STATED GOAL. Without the pictures, print the lines running from the beginning of the material to the line containing "const cycles = [0, 1, 2, 3];", both ends included.

_ _ _

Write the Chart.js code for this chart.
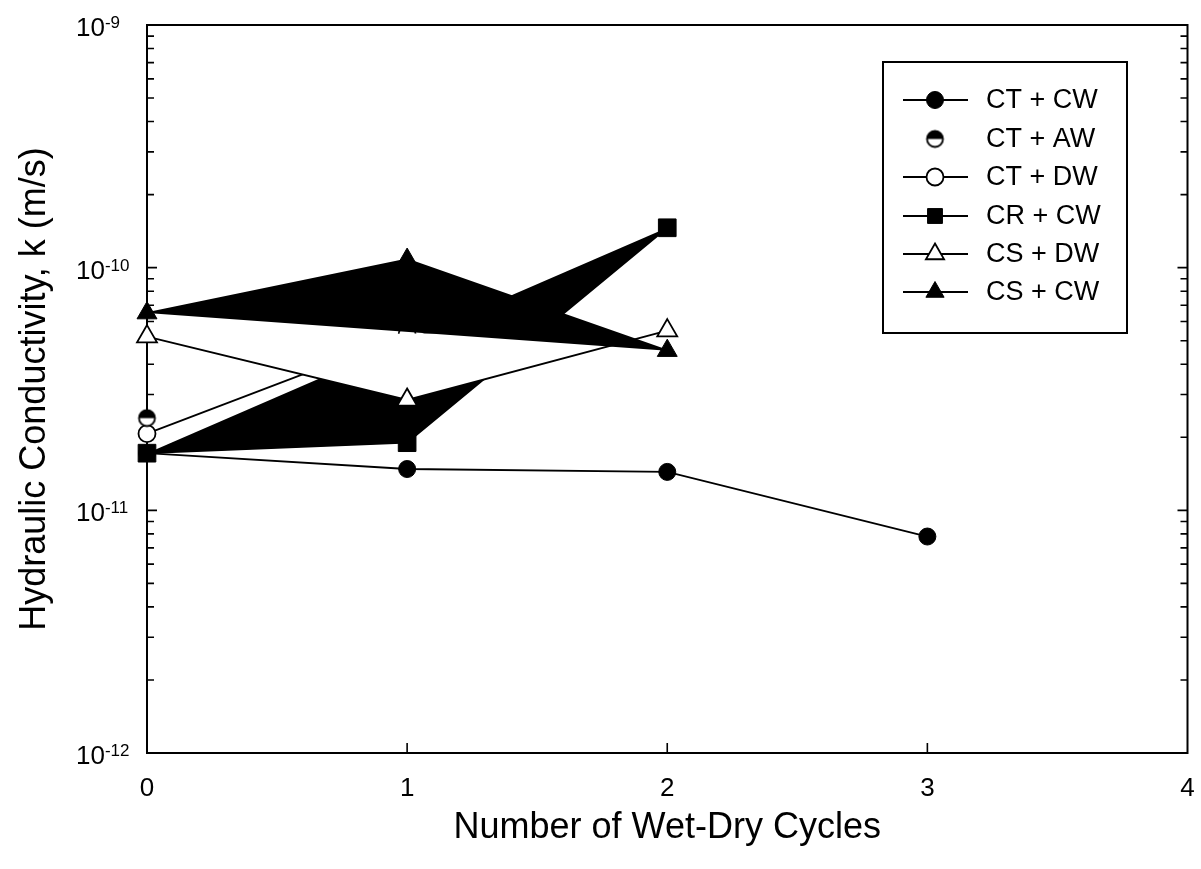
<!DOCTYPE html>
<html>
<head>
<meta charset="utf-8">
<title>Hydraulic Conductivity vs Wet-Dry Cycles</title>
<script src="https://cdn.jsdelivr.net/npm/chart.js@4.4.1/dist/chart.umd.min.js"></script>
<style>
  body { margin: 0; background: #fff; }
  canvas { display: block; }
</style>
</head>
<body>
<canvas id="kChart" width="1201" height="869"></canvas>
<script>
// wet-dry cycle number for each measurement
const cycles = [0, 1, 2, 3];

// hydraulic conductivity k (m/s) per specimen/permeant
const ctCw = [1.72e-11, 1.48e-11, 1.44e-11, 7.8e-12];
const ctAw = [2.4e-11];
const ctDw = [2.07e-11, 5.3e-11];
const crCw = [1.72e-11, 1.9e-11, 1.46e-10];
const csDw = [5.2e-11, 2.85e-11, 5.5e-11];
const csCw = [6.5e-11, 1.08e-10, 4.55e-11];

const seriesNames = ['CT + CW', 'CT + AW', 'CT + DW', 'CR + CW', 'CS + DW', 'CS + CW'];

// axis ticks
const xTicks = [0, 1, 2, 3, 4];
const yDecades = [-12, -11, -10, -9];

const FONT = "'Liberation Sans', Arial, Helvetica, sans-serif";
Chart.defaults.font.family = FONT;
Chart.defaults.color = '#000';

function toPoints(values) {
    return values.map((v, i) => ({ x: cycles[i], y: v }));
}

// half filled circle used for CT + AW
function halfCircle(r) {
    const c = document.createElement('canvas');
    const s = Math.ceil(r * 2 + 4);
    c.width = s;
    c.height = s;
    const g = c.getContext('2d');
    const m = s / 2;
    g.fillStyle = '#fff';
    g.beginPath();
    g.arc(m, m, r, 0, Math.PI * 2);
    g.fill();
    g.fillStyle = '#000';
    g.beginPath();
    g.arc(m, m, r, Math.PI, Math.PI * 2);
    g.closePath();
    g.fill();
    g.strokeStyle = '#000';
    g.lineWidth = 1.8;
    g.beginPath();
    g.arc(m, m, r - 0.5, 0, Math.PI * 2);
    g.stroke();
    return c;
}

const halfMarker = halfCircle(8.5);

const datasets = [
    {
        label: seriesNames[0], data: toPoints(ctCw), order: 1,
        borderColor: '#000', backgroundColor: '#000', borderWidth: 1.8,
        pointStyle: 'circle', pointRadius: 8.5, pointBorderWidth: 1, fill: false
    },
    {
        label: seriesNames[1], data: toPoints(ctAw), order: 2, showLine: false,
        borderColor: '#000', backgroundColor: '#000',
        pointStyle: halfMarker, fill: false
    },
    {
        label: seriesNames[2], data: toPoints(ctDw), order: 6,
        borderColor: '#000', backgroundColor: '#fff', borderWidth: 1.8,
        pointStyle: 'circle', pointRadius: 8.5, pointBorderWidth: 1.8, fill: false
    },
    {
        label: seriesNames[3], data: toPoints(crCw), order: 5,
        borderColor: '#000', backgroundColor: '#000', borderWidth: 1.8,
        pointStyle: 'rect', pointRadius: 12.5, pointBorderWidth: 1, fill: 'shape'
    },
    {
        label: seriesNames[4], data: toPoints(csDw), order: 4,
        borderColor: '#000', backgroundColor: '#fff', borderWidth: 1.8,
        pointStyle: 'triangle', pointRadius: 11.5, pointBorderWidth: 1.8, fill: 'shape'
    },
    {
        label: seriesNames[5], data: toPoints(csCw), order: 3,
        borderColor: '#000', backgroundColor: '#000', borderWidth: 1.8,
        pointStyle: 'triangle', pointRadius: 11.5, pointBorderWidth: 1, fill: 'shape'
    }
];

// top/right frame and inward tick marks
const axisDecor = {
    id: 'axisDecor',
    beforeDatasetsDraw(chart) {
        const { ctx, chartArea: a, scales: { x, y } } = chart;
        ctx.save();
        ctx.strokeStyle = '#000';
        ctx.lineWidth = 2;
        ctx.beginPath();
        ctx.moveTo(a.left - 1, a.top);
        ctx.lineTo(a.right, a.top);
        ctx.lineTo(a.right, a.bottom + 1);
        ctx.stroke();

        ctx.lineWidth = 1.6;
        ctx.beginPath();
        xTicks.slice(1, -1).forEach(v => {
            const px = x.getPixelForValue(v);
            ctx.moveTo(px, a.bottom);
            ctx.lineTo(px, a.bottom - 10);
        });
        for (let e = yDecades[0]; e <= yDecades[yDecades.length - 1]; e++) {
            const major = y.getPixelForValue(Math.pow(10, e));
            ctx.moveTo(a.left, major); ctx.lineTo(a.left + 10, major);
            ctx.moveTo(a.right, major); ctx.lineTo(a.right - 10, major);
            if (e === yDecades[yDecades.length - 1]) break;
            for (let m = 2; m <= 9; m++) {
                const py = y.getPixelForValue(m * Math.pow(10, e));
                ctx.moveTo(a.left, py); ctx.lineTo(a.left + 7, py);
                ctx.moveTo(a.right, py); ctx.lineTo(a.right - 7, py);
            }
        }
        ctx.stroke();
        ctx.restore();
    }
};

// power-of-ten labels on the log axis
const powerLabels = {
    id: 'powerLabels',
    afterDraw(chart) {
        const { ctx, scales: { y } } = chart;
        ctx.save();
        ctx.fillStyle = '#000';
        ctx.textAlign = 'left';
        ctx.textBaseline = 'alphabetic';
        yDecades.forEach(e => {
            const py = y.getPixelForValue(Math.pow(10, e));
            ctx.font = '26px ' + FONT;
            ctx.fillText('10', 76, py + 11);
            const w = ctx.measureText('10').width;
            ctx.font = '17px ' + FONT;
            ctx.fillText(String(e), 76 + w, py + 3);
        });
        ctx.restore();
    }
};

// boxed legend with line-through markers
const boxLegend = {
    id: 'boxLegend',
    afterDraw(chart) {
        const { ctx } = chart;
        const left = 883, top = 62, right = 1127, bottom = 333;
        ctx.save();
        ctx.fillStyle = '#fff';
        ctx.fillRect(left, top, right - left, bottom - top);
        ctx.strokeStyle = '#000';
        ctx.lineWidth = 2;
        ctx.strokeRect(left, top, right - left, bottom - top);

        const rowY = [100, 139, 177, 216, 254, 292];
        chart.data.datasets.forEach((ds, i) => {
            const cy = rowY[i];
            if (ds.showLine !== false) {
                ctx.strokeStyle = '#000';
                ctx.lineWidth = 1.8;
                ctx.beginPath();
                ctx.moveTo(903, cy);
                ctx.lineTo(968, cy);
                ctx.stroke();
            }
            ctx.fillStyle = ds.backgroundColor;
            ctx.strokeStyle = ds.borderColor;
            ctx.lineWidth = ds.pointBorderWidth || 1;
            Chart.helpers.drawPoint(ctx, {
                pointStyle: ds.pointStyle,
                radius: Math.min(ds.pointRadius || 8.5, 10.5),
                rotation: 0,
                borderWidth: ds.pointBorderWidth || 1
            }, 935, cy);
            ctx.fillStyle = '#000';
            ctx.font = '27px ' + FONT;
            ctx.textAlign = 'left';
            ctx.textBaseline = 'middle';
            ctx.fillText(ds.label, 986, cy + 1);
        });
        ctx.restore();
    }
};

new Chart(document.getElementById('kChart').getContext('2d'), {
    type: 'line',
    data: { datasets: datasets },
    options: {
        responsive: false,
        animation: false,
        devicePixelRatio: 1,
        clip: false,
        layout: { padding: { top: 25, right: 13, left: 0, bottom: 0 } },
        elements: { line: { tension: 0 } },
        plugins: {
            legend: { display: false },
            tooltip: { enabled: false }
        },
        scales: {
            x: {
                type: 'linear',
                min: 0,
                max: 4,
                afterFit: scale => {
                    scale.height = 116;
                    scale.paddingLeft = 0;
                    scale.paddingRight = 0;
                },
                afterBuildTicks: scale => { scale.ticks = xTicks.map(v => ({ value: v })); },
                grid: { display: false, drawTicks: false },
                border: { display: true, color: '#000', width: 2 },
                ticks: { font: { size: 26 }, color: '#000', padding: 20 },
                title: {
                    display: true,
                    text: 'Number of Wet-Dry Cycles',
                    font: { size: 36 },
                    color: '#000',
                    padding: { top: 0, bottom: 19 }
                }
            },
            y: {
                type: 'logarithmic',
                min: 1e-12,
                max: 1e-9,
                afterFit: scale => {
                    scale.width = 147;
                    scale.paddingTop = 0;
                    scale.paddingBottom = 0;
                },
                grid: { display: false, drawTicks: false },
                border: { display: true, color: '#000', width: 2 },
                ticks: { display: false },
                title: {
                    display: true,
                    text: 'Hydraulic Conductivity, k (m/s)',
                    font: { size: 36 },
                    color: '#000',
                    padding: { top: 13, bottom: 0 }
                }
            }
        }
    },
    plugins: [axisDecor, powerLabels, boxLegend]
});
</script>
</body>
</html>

_ _ _

PROBLEM SOLUTION.
Write the Chart.js code for this chart.
<!DOCTYPE html>
<html>
<head>
<meta charset="utf-8">
<title>Hydraulic Conductivity vs Wet-Dry Cycles</title>
<script src="https://cdn.jsdelivr.net/npm/chart.js@4.4.1/dist/chart.umd.min.js"></script>
<style>
  body { margin: 0; background: #fff; }
  canvas { display: block; }
</style>
</head>
<body>
<canvas id="kChart" width="1201" height="869"></canvas>
<script>
// wet-dry cycle number for each measurement
const cycles = [0, 1, 2, 3];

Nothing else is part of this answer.